Put the SSH Agent anywhere you wish. I keep mine in ~/Applications. You may wish to run it at login. In Jaguar (Mac OS X 10.2), select the Login Items preference pane from the System Preferences. In Panther (Mac OS X 10.3), you use the Accounts preferences pane from System Preferences and select the Startup Items tab. Drag the icon for the SSH Agent to the applications list.

We now need to make sure that the SSH Agent can set itself to run as the passphrase agent for your SSH sessions. To do that, launch SSH Agent by double-clicking on it. Select the SSH Agent > Preferences... menu item. We need to make sure that the Add Default Identities item is checked. Also, make sure that the Make Agent Global box is checked (BUG alert: if this is your first time using SSH Agent and the Make Agent Global box is checked, you need to uncheck, then re-check the box to correctly enable this setting).
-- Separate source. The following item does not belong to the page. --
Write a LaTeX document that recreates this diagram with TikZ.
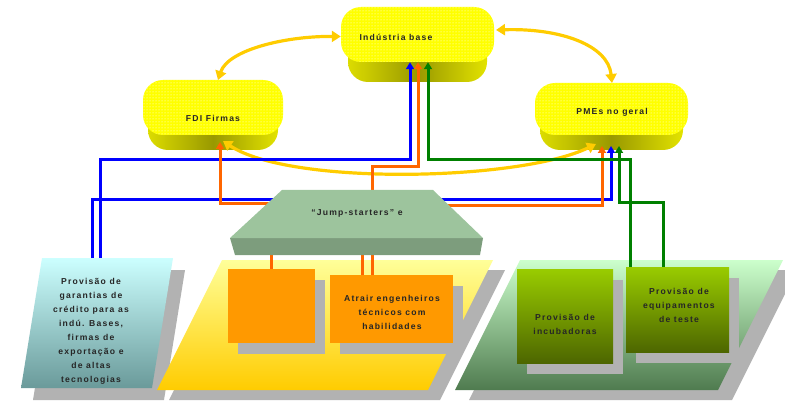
\documentclass[tikz,border=0pt]{standalone}
\usepackage{fontspec}
\setmainfont{Liberation Sans}
\newfontfamily\lab[LetterSpace=14]{Liberation Sans Bold}
\usetikzlibrary{arrows.meta,patterns,shadows,calc}
\definecolor{pillY}{HTML}{FFFF00}
\definecolor{pside}{HTML}{999900}
\definecolor{psideL}{HTML}{DCDC00}
\definecolor{arcC}{HTML}{FFCC00}
\definecolor{lineB}{HTML}{0000FF}
\definecolor{lineO}{HTML}{FF6600}
\definecolor{lineG}{HTML}{008000}
\definecolor{jumpTop}{HTML}{9DC49D}
\definecolor{jumpSide}{HTML}{7D9D7D}
\definecolor{lTop}{HTML}{CCFFFF}
\definecolor{lBot}{HTML}{6A9A9A}
\definecolor{mTop}{HTML}{FFFF99}
\definecolor{mBot}{HTML}{FFCC00}
\definecolor{rTop}{HTML}{CCFFCC}
\definecolor{rBot}{HTML}{4F7B4F}
\definecolor{gbTop}{HTML}{99CC00}
\definecolor{gbBot}{HTML}{4D6600}
\definecolor{obox}{HTML}{FF9900}
\begin{document}
\begin{tikzpicture}[x=1pt,y=-1pt,
  txt/.style={font={\lab\fontsize{8.6}{14}\selectfont}, align=center, inner sep=0pt, text=black!85},
  shd/.style={fill=black!30},
  pill/.style={fill=pillY, rounded corners=20pt, inner sep=0pt, postaction={pattern=dots, pattern color=white}},
  pillside/.style={left color=psideL, right color=psideL!80!yellow, middle color=pside, rounded corners=20pt},
  bxshadow/.style={drop shadow={shadow xshift=10pt, shadow yshift=-11pt, fill=black!30, opacity=1}},
  obx/.style={fill=obox, inner sep=0pt, bxshadow},
  gbx/.style={top color=gbTop, bottom color=gbBot, inner sep=0pt, bxshadow},
  tip/.style={-{Triangle[length=7pt,width=8pt]}},
  bline/.style={line width=3pt, draw=lineB, tip},
  oline/.style={line width=3pt, draw=lineO, tip},
  oplain/.style={line width=3pt, draw=lineO},
  gline/.style={line width=3pt, draw=lineG, tip},
  arcline/.style={line width=3.2pt, draw=arcC, {Triangle[length=9pt,width=11pt]}-{Triangle[length=9pt,width=11pt]}}]
\useasboundingbox (0,0) rectangle (785,401);

% ---------- base parallelograms ----------
\begin{scope}[shift={(12,12)}]
  \fill[shd] (42,258) -- (173,258) -- (152,388) -- (21,388) -- cycle;
\end{scope}
\begin{scope}[shift={(12,10)}]
  \fill[shd] (222,260) -- (493,260) -- (428,390) -- (157,390) -- cycle;
\end{scope}
\begin{scope}[shift={(14,10)}]
  \fill[shd] (520,260) -- (783,260) -- (718,390) -- (455,390) -- cycle;
\end{scope}
\path[top color=lTop, bottom color=lBot] (42,258) -- (173,258) -- (152,388) -- (21,388) -- cycle;
\path[top color=mTop, bottom color=mBot] (222,260) -- (493,260) -- (428,390) -- (157,390) -- cycle;
\path[top color=rTop, bottom color=rBot] (520,260) -- (783,260) -- (718,390) -- (455,390) -- cycle;

% ---------- boxes ----------
\node[obx, minimum width=87pt, minimum height=74pt] (ob1) at (271.5,306) {};
\node[obx, minimum width=123pt, minimum height=68pt] (ob2) at (391.5,309) {};
\node[gbx, minimum width=96pt, minimum height=94pt] (gb1) at (565,316) {};
\node[gbx, minimum width=103pt, minimum height=85pt] (gb2) at (677.5,309.5) {};

% ---------- pills ----------
\path[pillside] (348,22) rectangle (487,82);
\node[pill, minimum width=153pt, minimum height=55pt] (ind) at (417.5,34.5) {};
\path[pillside] (148,95) rectangle (278,150);
\node[pill, minimum width=140pt, minimum height=55pt] (fdi) at (213,107.5) {};
\path[pillside] (540,95) rectangle (683,150);
\node[pill, minimum width=153pt, minimum height=52pt] (pme) at (611.5,109) {};

% ---------- curved arrows between pills ----------
\draw[arcline] ([yshift=-2pt]ind.west) .. controls (285,36) and (228,50) .. (218,80);
\draw[arcline] (496,30) .. controls (560,28) and (608,45) .. (612,83);
\draw[arcline] (223,141) .. controls (290,186) and (520,181) .. (596,144);

% ---------- connectors ----------
\coordinate (fdiTip) at (0,142);
\coordinate (pmeTip) at (0,146);
\coordinate (jumpB) at (0,252);
% blue
\coordinate (b1s) at (100,258); \coordinate (b1k) at (410,160);
\draw[bline] (b1s) |- (b1k) -- (b1k |- ind.south);
\coordinate (b2s) at (92,258); \coordinate (b2k) at (611,200);
\draw[bline] (b2s) |- (b2k) -- (b2k |- pmeTip);
% orange
\coordinate (o1s) at (300,204); \coordinate (o1k) at (220,204);
\draw[oline] (o1s) -- (o1k) -- (o1k |- fdiTip);
\coordinate (o2s) at (372,210); \coordinate (o2k) at (418,167);
\draw[oline] (o2s) |- (o2k) -- (o2k |- ind.south);
\coordinate (o3s) at (420,206); \coordinate (o3k) at (602,206);
\draw[oline] (o3s) -- (o3k) -- (o3k |- pmeTip);
\draw[oplain] (ob1.north) -- (ob1.north |- jumpB);
\draw[oplain] ([xshift=-29.5pt]ob2.north) -- ([xshift=-29.5pt]ob2.north |- jumpB);
\draw[oplain] ([xshift=-19.5pt]ob2.north) -- ([xshift=-19.5pt]ob2.north |- jumpB);
% green
\coordinate (g1k) at (428,160);
\draw[gline] ([xshift=-47.5pt]gb2.north) |- (g1k) -- (g1k |- ind.south);
\coordinate (g2k) at (619,203);
\draw[gline] ([xshift=-14.5pt]gb2.north) |- (g2k) -- (g2k |- pmeTip);

% ---------- jump-starters ----------
\fill[jumpSide] (230,238) -- (483,238) -- (480,255) -- (235,255) -- cycle;
\fill[jumpTop] (282,190) -- (433,190) -- (483,238) -- (230,238) -- cycle;
\node[txt] (jump) at (357,213) {“Jump-starters” e};

% ---------- texts ----------
\node[txt] (indl) at (396,37) {Indústria base};
\node[txt] (fdil) at (213,118) {FDI Firmas};
\node[txt] (pmel) at (612,112) {PMEs no geral};
\node[txt] (lbox) at (91,331) {Provisão de\\garantias de\\crédito para as\\indú. Bases,\\firmas de\\exportação e\\de altas\\tecnologias};
\node[txt] (ob2l) at (392,312) {Atrair engenheiros\\técnicos com\\habilidades};
\node[txt] (gb1l) at (565,324.5) {Provisão de\\incubadoras};
\node[txt] (gb2l) at (679,305) {Provisão de\\equipamentos\\de teste};
\end{tikzpicture}
\end{document}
Now move to the Default Identities tab. Click the Add Identity... button. Select the private key that you created earlier (id_rsa).

Log out

We now need to log out and then log back in to make sure that any applications you start from the Finder will use the SSH Agent.

Print via PDF Services...

To print, we need to make sure that the print request gets passed on to the Print to <printer> scripts that we just created. When you bring up a print dialog, configure whatever options you wish as normal, but instead of hitting the Print button, use the PDF button on the bottom of the screen (the button has an icon of a PDF document on it and a small arrow). Just select the Print to <printer> script for the printer you wish to use.

Uploaded Image: printDialog.png


Limitations

There are a few limitations to this configuration. When you print with this configuration, your print job is converted to a postscript file, which is then transfered to your CoC unix share and sent to the printer as if you were printing from one of the CoC-maintained Linux machines. Because of this process, some settings from the printer dialog (e.g. paper orientation, pages-per-sheet, etc.) will not work properly. For basic printing operations, however, this configuration should work.

It should also be noted that to print in duplex, you need to make sure you send the print job to the duplex version of the printer script. For example, to print duplex to Mom, you need to select the Print to Mom (Duplex) script.

Also, some applications disable PDF Services, which prevents this method from working. The only application I know of that does this is Adobe Reader, but Apple's Preview program handles PDFs quite nicely, so I usually use that.